### Given problem
Beginning with the first line of the data below, reproduce every line unchanged, ending with the line that holds "import * as".

■ ■ ■ ■ ■

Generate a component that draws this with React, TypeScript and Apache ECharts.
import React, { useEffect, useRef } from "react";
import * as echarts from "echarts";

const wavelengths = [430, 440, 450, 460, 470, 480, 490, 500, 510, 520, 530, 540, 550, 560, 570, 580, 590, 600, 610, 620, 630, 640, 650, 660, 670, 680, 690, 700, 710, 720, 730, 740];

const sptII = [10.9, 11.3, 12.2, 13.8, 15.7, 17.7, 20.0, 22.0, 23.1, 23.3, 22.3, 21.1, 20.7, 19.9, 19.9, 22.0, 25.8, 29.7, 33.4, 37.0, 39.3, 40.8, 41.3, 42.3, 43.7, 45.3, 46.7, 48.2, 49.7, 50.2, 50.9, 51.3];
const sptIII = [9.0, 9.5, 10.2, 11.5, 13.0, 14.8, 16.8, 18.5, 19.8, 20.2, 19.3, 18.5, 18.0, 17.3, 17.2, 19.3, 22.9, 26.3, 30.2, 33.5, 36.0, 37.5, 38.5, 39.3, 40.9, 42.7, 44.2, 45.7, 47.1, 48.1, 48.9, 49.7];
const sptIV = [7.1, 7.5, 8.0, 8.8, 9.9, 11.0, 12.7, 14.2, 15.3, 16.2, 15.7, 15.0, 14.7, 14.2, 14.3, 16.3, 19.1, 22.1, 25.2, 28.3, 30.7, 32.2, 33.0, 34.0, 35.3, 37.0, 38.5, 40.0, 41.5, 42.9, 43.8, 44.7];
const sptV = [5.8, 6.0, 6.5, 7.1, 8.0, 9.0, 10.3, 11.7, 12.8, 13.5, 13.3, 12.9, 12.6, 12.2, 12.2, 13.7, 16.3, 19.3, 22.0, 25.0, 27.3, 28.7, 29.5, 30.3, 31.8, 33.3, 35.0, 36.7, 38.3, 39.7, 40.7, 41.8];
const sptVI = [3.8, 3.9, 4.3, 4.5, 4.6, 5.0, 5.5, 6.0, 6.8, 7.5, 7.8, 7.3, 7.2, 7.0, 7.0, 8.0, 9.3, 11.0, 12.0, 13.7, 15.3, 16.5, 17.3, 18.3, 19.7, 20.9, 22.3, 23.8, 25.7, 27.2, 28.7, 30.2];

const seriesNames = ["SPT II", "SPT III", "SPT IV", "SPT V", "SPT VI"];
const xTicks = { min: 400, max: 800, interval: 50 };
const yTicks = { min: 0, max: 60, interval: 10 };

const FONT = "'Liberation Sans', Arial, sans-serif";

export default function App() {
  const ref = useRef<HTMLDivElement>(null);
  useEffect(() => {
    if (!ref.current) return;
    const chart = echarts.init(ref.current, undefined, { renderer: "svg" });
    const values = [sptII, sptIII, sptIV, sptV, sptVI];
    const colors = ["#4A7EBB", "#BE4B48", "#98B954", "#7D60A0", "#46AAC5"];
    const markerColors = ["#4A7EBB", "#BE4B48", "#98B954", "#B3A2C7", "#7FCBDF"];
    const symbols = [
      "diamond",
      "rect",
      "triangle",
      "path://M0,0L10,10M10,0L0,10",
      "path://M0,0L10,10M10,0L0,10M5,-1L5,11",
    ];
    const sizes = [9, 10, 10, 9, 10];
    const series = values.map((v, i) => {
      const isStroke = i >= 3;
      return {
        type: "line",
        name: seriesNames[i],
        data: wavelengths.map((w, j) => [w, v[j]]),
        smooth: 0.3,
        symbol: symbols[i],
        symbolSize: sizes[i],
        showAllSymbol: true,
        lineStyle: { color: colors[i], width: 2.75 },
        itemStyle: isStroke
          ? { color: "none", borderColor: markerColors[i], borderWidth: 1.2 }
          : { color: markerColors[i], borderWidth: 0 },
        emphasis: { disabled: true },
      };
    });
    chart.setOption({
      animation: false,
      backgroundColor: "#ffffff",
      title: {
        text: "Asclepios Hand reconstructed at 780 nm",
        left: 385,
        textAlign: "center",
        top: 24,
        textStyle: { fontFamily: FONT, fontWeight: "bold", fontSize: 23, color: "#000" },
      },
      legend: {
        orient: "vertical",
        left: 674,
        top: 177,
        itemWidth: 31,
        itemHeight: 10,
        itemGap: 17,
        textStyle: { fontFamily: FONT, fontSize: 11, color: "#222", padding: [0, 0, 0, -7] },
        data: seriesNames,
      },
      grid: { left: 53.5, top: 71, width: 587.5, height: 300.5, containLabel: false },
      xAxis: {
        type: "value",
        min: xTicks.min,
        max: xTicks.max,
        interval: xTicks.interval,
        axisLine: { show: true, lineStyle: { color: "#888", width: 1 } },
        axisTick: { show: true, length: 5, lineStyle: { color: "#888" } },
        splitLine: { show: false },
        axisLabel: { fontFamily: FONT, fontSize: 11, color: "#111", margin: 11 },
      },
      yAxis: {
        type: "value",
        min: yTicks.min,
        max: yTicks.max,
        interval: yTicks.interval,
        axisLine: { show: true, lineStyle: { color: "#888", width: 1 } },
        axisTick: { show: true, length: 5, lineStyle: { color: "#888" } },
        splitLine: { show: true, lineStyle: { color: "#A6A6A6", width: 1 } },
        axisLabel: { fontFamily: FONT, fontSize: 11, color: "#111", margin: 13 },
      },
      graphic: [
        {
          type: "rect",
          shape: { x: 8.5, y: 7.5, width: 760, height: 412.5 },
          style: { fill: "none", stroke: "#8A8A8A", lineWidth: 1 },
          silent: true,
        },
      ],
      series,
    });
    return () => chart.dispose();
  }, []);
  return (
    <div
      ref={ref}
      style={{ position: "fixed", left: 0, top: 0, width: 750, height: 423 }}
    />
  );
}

■ ■ ■ ■ ■

### Solution
Generate a component that draws this with React, TypeScript and Apache ECharts.
import React, { useEffect, useRef } from "react";
import * as echarts from "echarts";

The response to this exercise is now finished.